After a bit of small talk and a couple of sips of coffee, I asked about the bombs. Local governments “use car thieves to steal the cars of anyone who opposes them; house thieves who will rob your house to frighten you; narcotraffickers, who they use as a way to create fear in the people, so that you don’t participate, so that you don’t raise your voice or go against the government; they even send their own to throw grenades at city halls,” Chavira explained.[1] Silence. Maybe Chavira noticed the quizzical look on my face. He quickly explained what it was he meant. “Why?” he asked himself, pausing for a moment. “So that the people are scared and don’t go to City Hall to make demands; they won’t go and demand that public accounts be transparent, or [ask] what the money is being spent on.” Some months after our interview, Chavira, a candidate for the left-leaning Democratic Revolutionary Party (PRD), was arrested on trumped-up charges and held in jail until after the elections, in what he referred to as a “legalized kidnapping” by the state.

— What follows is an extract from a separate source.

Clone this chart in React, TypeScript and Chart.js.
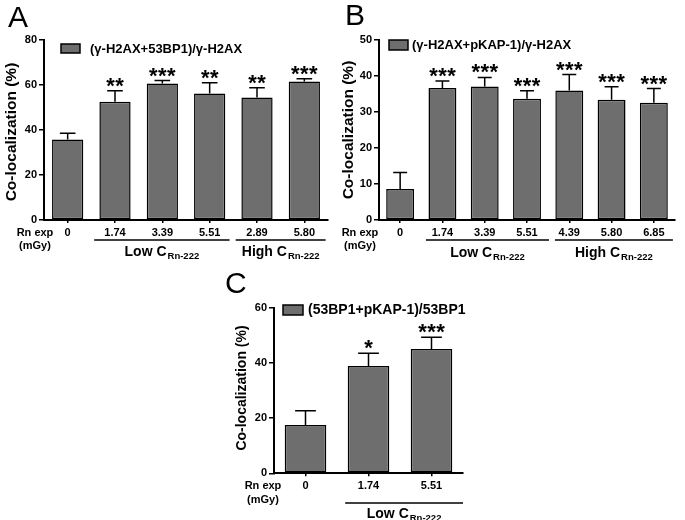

Members of the Mexican government have used many means to defend their position in society, from explosions to extortion and threats. The methods Chavira describes above can help us understand the extent of this, and go a little ways toward illustrating the complicity between state actors and criminal groups. But the politics of the drug war isn’t just about bombs and bad guys. Alongside the violence, there are legal and policy reforms embedded in Plan Mexico that have everything to do with creating a more hospitable business environment as well as entrenching the US-backed rule of law framework.